I'm writing a small student-paper on heat pumps, and I'm not at the point where i explain the physics behind it. This is probably a silly question, but there's something I can't seem to understand about the throttling process.

First off I get that the enthalpy is conserved through the throttling process, and that U_potential increases, causing the U_kinetic to decrease, which cause the liquid to cool. But this is my problem with the theory:

Let's say that the throttle is 2 cm long. If you look at the liquid as it goes into the first cm of the throttle, you decrease the volume of the liquid, causing the temperature to increase. And if you then look at the process where it moves on through the last part of the throttle, it'll increase it's volume, thereby decrease it's temperature. So why aren't the liquid at the same temperature as when it went into the throttle?

 

[andrien]

Ever heard of joule-thomson effect.which describes the temprature variation during throttling process.the reason for getting cooled or heated depends on joule- thomson coefficient and whether the gas temperature is above or below the inversion temperature.As for the physical mechanism I am quoting from wiki

As a gas expands, the average distance between molecules grows. Because of intermolecular attractive forces (see Van der Waals force), expansion causes an increase in the potential energy of the gas. If no external work is extracted in the process and no heat is transferred, the total energy of the gas remains the same because of the conservation of energy. The increase in potential energy thus implies a decrease in kinetic energy and therefore in temperature.
A second mechanism has the opposite effect. During gas molecule collisions, kinetic energy is temporarily converted into potential energy. As the average intermolecular distance increases, there is a drop in the number of collisions per time unit, which causes a decrease in average potential energy. Again, total energy is conserved, so this leads to an increase in kinetic energy (temperature).

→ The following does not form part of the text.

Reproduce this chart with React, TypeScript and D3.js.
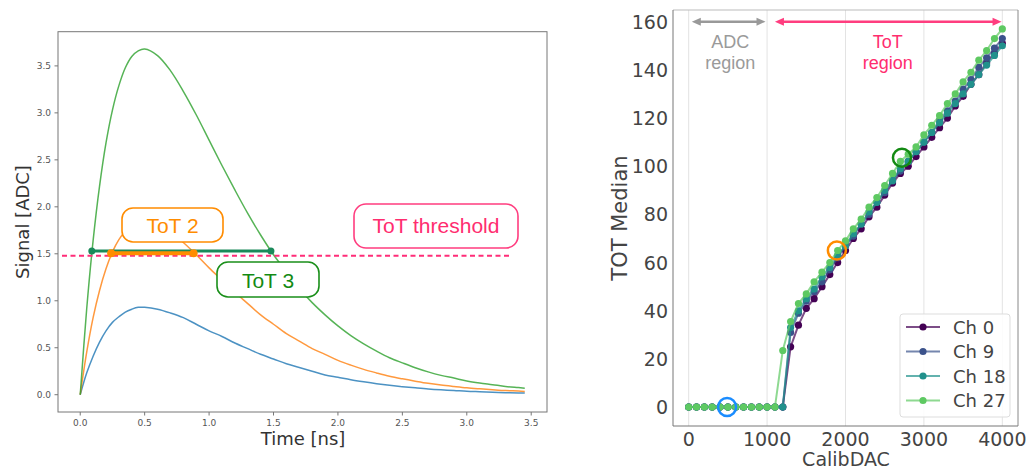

Below the Joule–Thomson inversion temperature, the former effect (work done internally against intermolecular attractive forces) dominates, and free expansion causes a decrease in temperature. Above the inversion temperature, gas molecules move faster and so collide more often, and the latter effect (reduced collisions causing a decrease in the average potential energy) dominates: Joule–Thomson expansion causes a temperature increase.

moreover the temperature variation is measured with respect to pressure to determine joule- thomson coefficient at constant enthalpy.